Imagine a kerosene lamp that continued to shine after the fuel was spent, or an electric stove that could remain hot during a power outage.
Materials scientists at Harvard have demonstrated an equivalent feat in clean energy generation with a solid-oxide fuel cell (SOFC) that converts hydrogen into electricity but can also store electrochemical energy like a battery.
This fuel cell can continue to produce power for a short time after its fuel has run out.
“This thin-film SOFC takes advantage of recent advances in low-temperature operation to incorporate a new and more versatile material,” says principal investigator Shriram Ramanathan, who is an associate professor of materials science at the Harvard School of Engineering and Applied Sciences (SEAS).
“Vanadium oxide (VOx) at the anode behaves as a multifunctional material, allowing the fuel cell to both generate and store energy.”
The finding will apparently be most important for small-scale, portable energy applications, where a very compact and lightweight power supply is essential and the fuel supply may be interrupted.
Unmanned aerial vehicles, for instance, would really benefit from this, according to Quentin Van Overmeere, a post-doctoral member of the SEAS team.
When it’s impossible to refuel in the field, he reckons an extra boost of stored energy could extend such a device’s lifespan significantly.

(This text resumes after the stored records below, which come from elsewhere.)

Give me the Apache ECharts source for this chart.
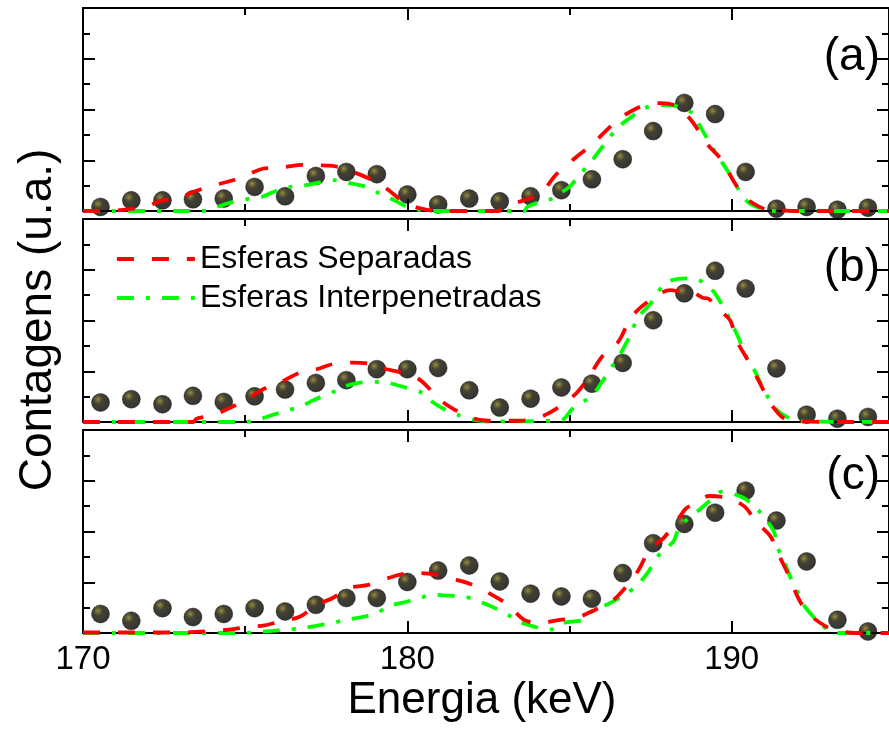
<!DOCTYPE html>
<html><head><meta charset="utf-8">
<script src="https://cdn.jsdelivr.net/npm/echarts@6/dist/echarts.min.js"></script>
<style>html,body{margin:0;padding:0;background:#fff}#c{width:889px;height:738px}</style>
</head><body><div id="c"></div>
<script>
// ---- data ----
const energies = [170.54,171.49,172.45,173.39,174.34,175.29,176.23,177.18,178.12,179.06,180.00,180.95,181.91,182.85,183.80,184.75,185.69,186.64,187.58,188.54,189.49,190.43,191.38,192.31,193.26,194.20];
const countsA = [0.16,0.42,0.42,0.46,0.49,0.95,0.58,1.38,1.54,1.45,0.65,0.26,0.49,0.38,0.58,0.82,1.25,2.04,3.15,4.26,3.82,1.54,0.09,0.16,0.05,0.13];
const countsB = [0.77,0.90,0.70,1.03,0.79,1.01,1.28,1.54,1.65,2.08,2.08,2.13,1.25,0.57,0.92,1.36,1.51,2.33,4.01,5.07,5.96,5.26,2.11,0.29,0.13,0.20];
const countsC = [0.75,0.48,0.98,0.63,0.75,0.98,0.85,1.11,1.38,1.38,2.01,2.46,2.66,2.03,1.55,1.44,1.35,2.36,3.54,4.30,4.74,5.61,4.43,2.82,0.52,0.06];

const sepA = [[170,0],[171,0.02],[171.6,0.1],[172,0.2],[172.4,0.4],[172.9,0.5],[173.5,0.8],[174,1.0],[174.6,1.2],[175.1,1.45],[175.6,1.68],[176.1,1.7],[176.7,1.82],[177.2,1.8],[177.7,1.78],[178.3,1.55],[178.8,1.29],[179.3,0.94],[179.9,0.35],[180.4,0.1],[181,0],[182.8,0],[183.05,0.22],[183.6,0.42],[184.1,0.69],[184.6,1.45],[185.2,2.12],[185.7,2.63],[186.3,3.38],[186.7,3.78],[187.3,4.17],[187.8,4.25],[188.3,4.13],[188.8,3.5],[189.2,2.7],[189.7,2.0],[190.05,1.2],[190.4,0.55],[190.8,0.2],[191.1,0.05],[191.6,0.02],[192,0],[194.85,0]];
const intA = [[170,0],[173.7,0],[174.1,0.15],[174.6,0.35],[175,0.46],[175.5,0.55],[176,0.82],[176.4,0.95],[176.8,1.0],[177.3,1.13],[177.7,1.22],[178.1,1.13],[178.7,0.97],[179.06,0.74],[179.4,0.55],[180,0.16],[180.4,0.04],[181,0],[183.6,0],[183.7,0.16],[184.1,0.36],[184.4,0.45],[184.7,0.7],[185,0.95],[185.2,1.25],[185.7,2.0],[186.1,2.67],[186.5,3.3],[186.9,3.7],[187.3,4.05],[187.8,4.17],[188.3,4.13],[188.8,3.85],[189.0,3.4],[189.2,2.95],[189.4,2.5],[190,1.33],[190.15,0.97],[190.5,0.35],[190.9,0.1],[191.3,0],[194.85,0]];

const sepB = [[170,0],[173.4,0],[173.5,0.13],[174,0.26],[174.6,0.6],[175,0.86],[175.6,1.32],[176.1,1.58],[176.7,1.95],[177.2,2.08],[177.7,2.28],[178.3,2.34],[178.8,2.3],[179.3,2.1],[179.9,1.91],[180.4,1.65],[181,0.88],[181.4,0.53],[182,0.15],[182.5,0.05],[183.5,0.05],[184.1,0.2],[184.6,0.53],[185.2,1.12],[185.6,1.78],[186,2.57],[186.5,3.16],[186.8,3.88],[187.1,4.41],[187.7,5.0],[188.1,5.2],[188.5,5.12],[188.8,5.1],[189.1,4.9],[189.3,4.85],[189.5,4.54],[189.95,4.01],[190.15,3.22],[190.5,2.43],[190.85,1.58],[191.2,0.73],[191.6,0.15],[192,0.05],[193,0],[194.85,0]];
const intB = [[170,0],[175,0],[175.4,0.09],[175.8,0.26],[176.3,0.46],[176.7,0.6],[177.1,0.86],[177.7,1.18],[178,1.38],[178.5,1.54],[179,1.58],[179.4,1.54],[179.8,1.41],[180.4,1.18],[180.7,0.86],[181.1,0.53],[181.6,0.26],[182,0.1],[182.5,0.02],[184.5,0.05],[184.8,0.1],[185.1,0.53],[185.7,1.05],[186,1.58],[186.3,2.17],[186.6,2.76],[186.9,3.49],[187.1,4.1],[187.5,4.67],[187.7,5.07],[188,5.52],[188.6,5.66],[189,5.59],[189.4,5.2],[189.8,4.41],[190,3.88],[190.2,3.35],[190.5,2.43],[190.7,2.04],[190.9,1.52],[191.3,0.6],[191.7,0.2],[192.2,0.02],[194.85,0]];

const sepC = [[170,0.02],[173,0.02],[174,0.08],[174.5,0.13],[175.1,0.24],[175.6,0.3],[176.1,0.46],[176.7,0.65],[177.2,1.11],[177.7,1.38],[178.2,1.77],[178.8,1.9],[179.4,2.16],[179.9,2.33],[180.4,2.36],[180.9,2.29],[181.5,2.1],[182,1.9],[182.6,1.51],[183.1,1.11],[183.6,0.52],[184.1,0.39],[184.7,0.52],[185.2,0.59],[185.8,0.92],[186.3,1.24],[186.75,1.83],[187.1,2.42],[187.5,3.34],[187.9,3.74],[188.4,4.59],[188.6,4.92],[188.9,5.11],[189.3,5.4],[189.9,5.31],[190.4,4.98],[190.75,4.39],[191.2,3.8],[191.5,2.95],[191.75,2.29],[192.05,1.38],[192.35,0.79],[192.9,0.26],[193.4,0.06],[193.8,0],[194.85,0]];
const intC = [[170,0],[175,0],[175.5,0.05],[176,0.1],[176.3,0.13],[176.8,0.2],[177.4,0.33],[177.7,0.39],[178.1,0.52],[178.7,0.65],[179.1,0.81],[179.4,1.05],[180,1.24],[180.4,1.38],[180.75,1.51],[181.3,1.47],[181.7,1.44],[182,1.35],[182.4,1.15],[182.7,0.98],[183.1,0.72],[183.4,0.46],[184.05,0.2],[184.4,0.13],[184.8,0.39],[185.4,0.52],[185.7,0.85],[186.2,1.15],[186.7,1.51],[187.1,1.9],[187.4,2.36],[187.8,3.15],[188.2,3.6],[188.4,4.19],[189,4.85],[189.3,5.18],[189.7,5.57],[190.3,5.37],[190.6,5.11],[190.9,4.72],[191.3,4.0],[191.4,3.41],[191.6,2.88],[191.8,2.23],[192.05,1.57],[192.25,1.05],[192.65,0.46],[193,0.1],[193.3,0],[194.85,0]];

const panelLabels = ['(a)','(b)','(c)'];
const xMajorTicks = [170,180,190];
const xMinorTicks = [175,185];
const seriesNames = ['Esferas Separadas','Esferas Interpenetradas'];

// ---- layout ----
const FONT = 'Liberation Sans, Arial, sans-serif';
const panelTops = [8,219,430];
const panelH = 203;
const X_MIN = 170, X_MAX = 194.85;
const counts = [countsA,countsB,countsC];
const seps = [sepA,sepB,sepC];
const ints = [intA,intB,intC];
const LW = 3.8;

const grid = [], xAxis = [], yAxis = [], series = [];
const axisLine = {show:true, onZero:false, lineStyle:{color:'#000', width:2}};
panelTops.forEach((top,i)=>{
  grid.push({left:83, right:-1, top:top, height:panelH});
  const base = {gridIndex:i, type:'value', min:X_MIN, max:X_MAX, axisLine:axisLine, splitLine:{show:false}};
  xAxis.push(Object.assign({}, base, {position:'bottom',
    axisTick:{show:true, inside:true, length:12, lineStyle:{width:2,color:'#000'}, customValues:xMajorTicks},
    axisLabel:{show:i===2, customValues:xMajorTicks, fontSize:33, fontFamily:FONT, color:'#000', margin:10}}));
  xAxis.push(Object.assign({}, base, {position:'bottom',
    axisTick:{show:true, inside:true, length:7, lineStyle:{width:2,color:'#000'}, customValues:xMinorTicks},
    axisLabel:{show:false}}));
  xAxis.push(Object.assign({}, base, {position:'top',
    axisTick:{show:true, inside:true, length:12, lineStyle:{width:2,color:'#000'}, customValues:xMajorTicks},
    axisLabel:{show:false}}));
  xAxis.push(Object.assign({}, base, {position:'top',
    axisTick:{show:true, inside:true, length:7, lineStyle:{width:2,color:'#000'}, customValues:xMinorTicks},
    axisLabel:{show:false}}));
  ['left','right'].forEach(pos=>{
    yAxis.push({gridIndex:i, type:'value', min:0, max:8, interval:2, position:pos,
      axisLine:axisLine, splitLine:{show:false}, axisLabel:{show:false},
      axisTick:{show:true, inside:true, length:12, lineStyle:{width:2,color:'#000'}},
      minorTick:{show:true, splitNumber:2, length:7, lineStyle:{width:2,color:'#000'}},
      minorSplitLine:{show:false}});
  });
  series.push({type:'scatter', name:'dados', xAxisIndex:i*4, yAxisIndex:i*2, z:2,
    data: energies.map((e,k)=>[e, counts[i][k]]),
    symbolSize:18,
    itemStyle:{color:{type:'radial', x:0.36, y:0.33, r:0.72, colorStops:[
      {offset:0,color:'#85760f'},{offset:0.14,color:'#4e4506'},{offset:0.36,color:'#141100'},{offset:1,color:'#000'}]},
      borderColor:'#000', borderWidth:0.5}});
  series.push({type:'line', name:seriesNames[0], xAxisIndex:i*4, yAxisIndex:i*2, z:4,
    data:seps[i], smooth:0.3, symbol:'none', showSymbol:false,
    lineStyle:{color:'#ff0000', width:LW, type:[17,18], cap:'butt'}, itemStyle:{color:'#ff0000'}});
  series.push({type:'line', name:seriesNames[1], xAxisIndex:i*4, yAxisIndex:i*2, z:3,
    data:ints[i], smooth:0.3, symbol:'none', showSymbol:false,
    lineStyle:{color:'#00ff00', width:LW, type:[17,12,4,12], cap:'butt'}, itemStyle:{color:'#00ff00'}});
});

const graphic = [
  {type:'text', x:38, y:320, rotation:Math.PI/2, style:{text:'Contagens (u.a.)', font:'46px '+FONT, fill:'#000', textAlign:'center', textVerticalAlign:'middle'}},
  {type:'text', x:482, y:701, style:{text:'Energia (keV)', font:'44px '+FONT, fill:'#000', textAlign:'center', textVerticalAlign:'middle'}},
];
const labelY = [57,268,476];
panelLabels.forEach((t,i)=>graphic.push({type:'text', x:880, y:labelY[i], style:{text:t, font:'46px '+FONT, fill:'#000', textAlign:'right', textVerticalAlign:'middle'}}));

const chart = echarts.init(document.getElementById('c'), null, {renderer:'canvas'});
chart.setOption({
  animation:false,
  backgroundColor:'#fff',
  grid, xAxis, yAxis, series, graphic,
  legend:{data:seriesNames, orient:'vertical', left:115, top:241, padding:0, itemWidth:78, itemHeight:14, itemGap:3,
    selectedMode:false,
    lineStyle:{width:LW},
    itemStyle:{color:'rgba(0,0,0,0)', borderColor:'rgba(0,0,0,0)', borderWidth:0, opacity:0},
    textStyle:{fontSize:32, fontFamily:FONT, color:'#000', lineHeight:36}}
});
</script></body></html>
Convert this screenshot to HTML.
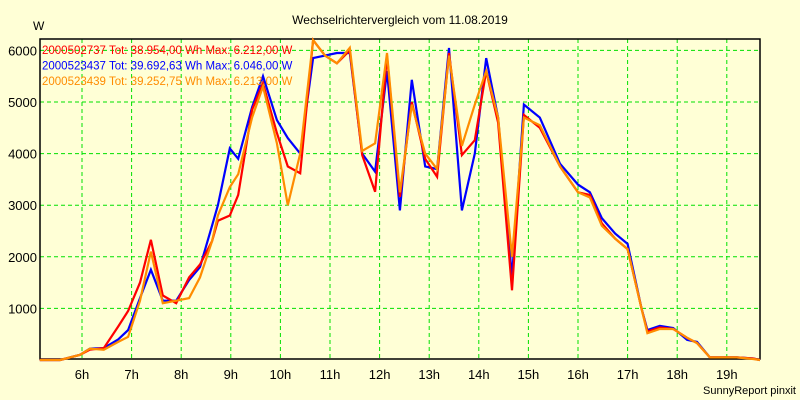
<!DOCTYPE html>
<html><head><meta charset="utf-8"><style>
body{margin:0;background:#ffffd6;}
svg{display:block;font-family:"Liberation Sans",sans-serif;}
</style></head><body>
<svg id="chart" width="800" height="400" xmlns="http://www.w3.org/2000/svg">
<rect x="0" y="0" width="800" height="400" fill="#ffffd6"/>
<text x="400" y="24" text-anchor="middle" font-size="12">Wechselrichtervergleich vom 11.08.2019</text>
<text x="33" y="30" font-size="12">W</text>
<text x="796" y="394" text-anchor="end" font-size="11">SunnyReport pinxit</text>
<g id="grid"></g><g id="axes"></g><g id="series"></g><g id="legend"></g>
</svg>
<script>
const times=[5.15,5.56,5.96,6.16,6.44,6.73,6.93,7.17,7.39,7.63,7.9,8.16,8.38,8.62,8.74,8.98,9.15,9.43,9.65,9.93,10.15,10.4,10.66,10.9,11.14,11.4,11.65,11.91,12.15,12.41,12.65,12.92,13.16,13.4,13.66,13.92,14.15,14.39,14.67,14.91,15.23,15.64,16,16.24,16.48,16.75,17,17.28,17.4,17.65,17.92,18.2,18.4,18.66,19.2,19.53,19.67];
const redVals=[0,0,100,200,230,650,950,1500,2330,1250,1100,1600,1850,2300,2700,2800,3200,4850,5360,4400,3750,3620,6200,5900,5750,6000,3970,3260,5900,3160,5000,3900,3550,5950,3970,4260,5600,4600,1350,4750,4500,3750,3250,3200,2650,2350,2150,1000,550,630,600,430,330,50,50,30,0];
const blueVals=[0,0,100,220,230,400,580,1200,1750,1150,1150,1550,1800,2600,3000,4100,3900,4900,5500,4650,4300,4000,5850,5900,5950,5950,4000,3650,5600,2900,5430,3750,3700,6046,2900,4000,5850,4700,1600,4950,4700,3800,3400,3250,2750,2450,2250,1000,580,660,620,390,350,50,50,30,0];
const orangeVals=[0,0,100,220,200,350,450,1150,2100,1100,1150,1200,1600,2300,2800,3350,3600,4700,5300,4200,3000,4000,6200,5900,5750,6050,4050,4200,5950,3250,4950,4000,3700,5900,4150,4950,5600,4700,2000,4700,4550,3750,3250,3150,2600,2350,2150,1000,520,600,600,430,330,50,50,20,0];
const yTicks=[1000,2000,3000,4000,5000,6000];
const xTicks=[6,7,8,9,10,11,12,13,14,15,16,17,18,19];
const legendLines=["2000502737 Tot: 38.954,00 Wh Max: 6.212,00 W","2000523437 Tot: 39.692,63 Wh Max: 6.046,00 W","2000523439 Tot: 39.252,75 Wh Max: 6.213,00 W"];
const L=40,R=760,T=39,B=359;
function xs(h){return 82+(h-6)*49.6;}
function ys(v){return 360-v*0.0516;}
const NS="http://www.w3.org/2000/svg";
function mk(tag,attrs,parent){const e=document.createElementNS(NS,tag);for(const k in attrs)e.setAttribute(k,attrs[k]);parent.appendChild(e);return e;}
const grid=document.getElementById('grid'),axes=document.getElementById('axes'),ser=document.getElementById('series'),leg=document.getElementById('legend');
yTicks.forEach(v=>{const y=ys(v);
 const g=mk('line',{x1:L,x2:R,y1:y,y2:y,stroke:'#00e000','stroke-dasharray':'4,3'},grid);
 
 
 const t=mk('text',{x:37,y:y+5,'text-anchor':'end','font-size':'13'},axes);t.textContent=v;
 
 
});
xTicks.forEach(h=>{const x=xs(h);
 const g=mk('line',{x1:x,x2:x,y1:T,y2:B,stroke:'#00e000','stroke-dasharray':'4,3'},grid);
 
 
 const t=mk('text',{x:x,y:379,'text-anchor':'middle','font-size':'13'},axes);t.textContent=h+'h';
 
 
});
const frame=mk('path',{d:`M${L},${T}H${R}V${B}H${L}Z`,fill:'none',stroke:'#000','stroke-width':1.5},axes);


const series=[[blueVals,'#0000ff','series-2000523437'],[redVals,'#ff0000','series-2000502737'],[orangeVals,'#ff8c00','series-2000523439']];
series.forEach(s=>{const pts=times.map((t,i)=>xs(t).toFixed(1)+','+ys(s[0][i]).toFixed(1)).join(' ');
 const p=mk('polyline',{points:pts,fill:'none',stroke:s[1],'stroke-width':2.2,'stroke-linejoin':'miter'},ser);
 
 
});
const lc=['#ff0000','#0000ff','#ff8c00'];
legendLines.forEach((txt,i)=>{const t=mk('text',{x:42,y:54+i*15.5,'font-size':'11.5',fill:lc[i]},leg);t.textContent=txt;
 
 
});
</script>
</body></html>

The team has typically worked on thin-film SOFCs that use platinum for the electrodes (the two poles are known as the anode and the cathode). But when a platinum-anode SOFC runs out of fuel, it can continue to generate power for only about 15 seconds before the electrochemical reaction peters out.
The new SOFC uses a bi-layer of platinum and VOx for the anode, which allows the cell to continue operating without fuel for up to 14 times as long (3 minutes, 30 seconds).
This early result is only a “proof of concept”, and the team predicts that future improvements to the composition of the VOx-platinum anode will further extend the cell’s lifespan.
Ramanathan and his colleagues estimate that a more advanced fuel cell of this type, capable of producing power without fuel for a longer period of time, will be available for applications testing such as in micro-air vehicles within a couple of years.